Défense dans le monde - République sud-africaine : l'armée sud-africaine facteur d'intégration dans la nouvelle politique de M. P.W. Botha ? - Autriche : rapports Armée-Nation - Cambodge : le Cambodge et le Vietnam
Les observateurs notent depuis quelques mois des changements dans la conduite de la politique raciale en République sud-africaine (Afrique du Sud). Leur manifestation dans les armées suscite en particulier un intérêt qui amène à s’interroger sur leur portée. Après une assez longue période d’immobilisme, certaines modifications peuvent en effet apparaître révolutionnaires, dans le contexte du pays, mais il est cependant prématuré de parler d’intégration au sens large du terme. Il s’agit plutôt d’une plus grande participation des gens de couleur à la défense du pays par une incorporation progressive et prudente et de réformes pragmatiques et limitées n’altérant pas le fondement de l’apartheid. Après avoir rappelé les innovations de la politique raciale du gouvernement, nous en étudierons les incidences dans les armées en en recherchant la portée et les limites.

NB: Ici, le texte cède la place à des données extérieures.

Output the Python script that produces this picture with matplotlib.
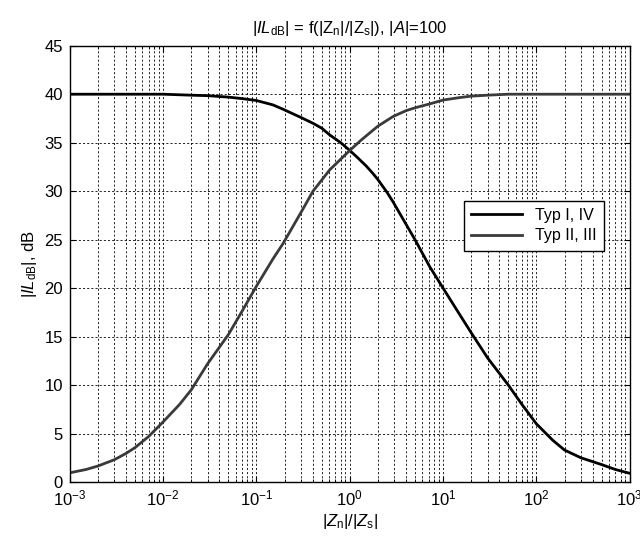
import numpy as np
import matplotlib
matplotlib.use("Agg")
import matplotlib.pyplot as plt

plt.rcParams["font.family"] = ["Liberation Sans", "DejaVu Sans"]
plt.rcParams["mathtext.fontset"] = "custom"
plt.rcParams["mathtext.rm"] = "Liberation Sans"
plt.rcParams["mathtext.it"] = "Liberation Sans:italic"
plt.rcParams["mathtext.default"] = "regular"

# values (x is |Zn|/|Zs|)
ratio_1_4 = [0.001, 0.003, 0.01, 0.02, 0.03, 0.05, 0.07, 0.1, 0.15, 0.193,
             0.25, 0.3, 0.404, 0.5, 0.61, 0.8, 1.0, 1.2, 1.5, 1.78, 2.0, 2.5, 2.91,
             4.0, 5.0, 7.2, 10, 15, 20, 30, 50, 70, 100, 150, 200, 300,
             500, 700, 1000]
typ_1_4 = [40.0, 40.0, 40.0, 39.9, 39.85, 39.7, 39.55, 39.35, 38.9, 38.45,
           37.95, 37.6, 37.0, 36.5, 35.8, 35.0, 34.2, 33.5, 32.6, 31.8, 31.2, 29.9, 28.9,
           26.6, 25.0, 22.2, 20.0, 17.3, 15.4, 12.8, 10.0, 8.0, 6.0, 4.3, 3.3, 2.5,
           1.8, 1.3, 0.9]

ratio_2_3 = [0.001, 0.0015, 0.002, 0.003, 0.004, 0.005, 0.007, 0.01, 0.015,
             0.02, 0.03, 0.05, 0.07, 0.1, 0.15, 0.193, 0.3, 0.404, 0.61, 0.8,
             1.0, 1.3, 1.78, 2.0, 2.91, 4.0, 5.0, 7.2, 10, 15, 20, 30, 50,
             100, 1000]
typ_2_3 = [0.95, 1.3, 1.65, 2.3, 2.95, 3.55, 4.7, 6.2, 8.0,
           9.5, 12.2, 15.2, 17.6, 20.2, 23.0, 24.6, 27.8, 30.0, 32.2, 33.3,
           34.2, 35.2, 36.3, 36.7, 37.7, 38.3, 38.6, 39.0, 39.4, 39.65, 39.8, 39.9, 40.0,
           40.0, 40.0]

fig = plt.figure(figsize=(6.4, 5.38), dpi=100, facecolor="white")
ax = fig.add_axes([0.109, 0.104, 0.875, 0.811])

ax.plot(ratio_1_4, typ_1_4, color="black", lw=2.0, label="Typ I, IV")
ax.plot(ratio_2_3, typ_2_3, color="#3a3a3a", lw=2.0, label="Typ II, III")

ax.set_xscale("log")
ax.set_xlim(1e-3, 1e3)
ax.set_ylim(0, 45)
ax.set_yticks(np.arange(0, 46, 5))

dash = (0, (2.5, 2.5))
ax.grid(True, which="major", axis="both", color="black", linestyle=dash, lw=0.6)
ax.grid(True, which="minor", axis="x", color="black", linestyle=dash, lw=0.6)
ax.tick_params(which="both", direction="in", top=True, right=True, labelsize=12, color="black")
ax.tick_params(which="major", length=4, pad=5)
ax.tick_params(which="minor", length=2)
for s in ax.spines.values():
    s.set_linewidth(1.0)

ax.set_title(r"|$\mathit{IL}_{\mathrm{dB}}$| = f(|Z$_\mathrm{n}$|/|Z$_\mathrm{s}$|), |$\mathit{A}$|=100",
             fontsize=12, pad=9)
ax.set_xlabel(r"|$\mathit{Z}_\mathrm{n}$|/|$\mathit{Z}_\mathrm{s}$|", fontsize=12, labelpad=2)
ax.set_ylabel(r"|$\mathit{IL}_{\mathrm{dB}}$|, dB", fontsize=12, labelpad=4)

leg = ax.legend(loc="upper right", bbox_to_anchor=(0.954, 0.645), fontsize=11.5,
                fancybox=False, framealpha=1, edgecolor="black", borderaxespad=0,
                handlelength=3.2, borderpad=0.45, labelspacing=0.35)
leg.get_frame().set_linewidth(1.0)

fig.savefig("out.png", dpi=100, facecolor="white")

L’évolution récente de la politique raciale
Entré dans le langage courant vers 1950, le mot d’apartheid veut exprimer la doctrine du parti national, au pouvoir depuis 1948, en matière de politique raciale. Selon ses instigateurs, chaque groupe ethnique doit se développer séparément, parallèlement, selon son génie propre dans des zones géographiques délimitées (homelands). Les fondements de l’apartheid étaient traditionnels et historiques : le boer, avec sa bible et sa carabine, se sentait investi d’une mission civilisatrice. Il comparait volontiers l’histoire de son peuple à l’exode des Hébreux et, pour lui, la diffusion de la civilisation chrétienne traduisait une volonté divine dont il était le bras armé. Doctrine d’expansion mais aussi de protection culturelle, l’apartheid était officiellement admis par l’église réformée de Hollande. Son application a paru toutefois choquante et paradoxale au monde occidental à peine sorti de la Deuxième guerre mondiale et aux prises avec les problèmes de la décolonisation.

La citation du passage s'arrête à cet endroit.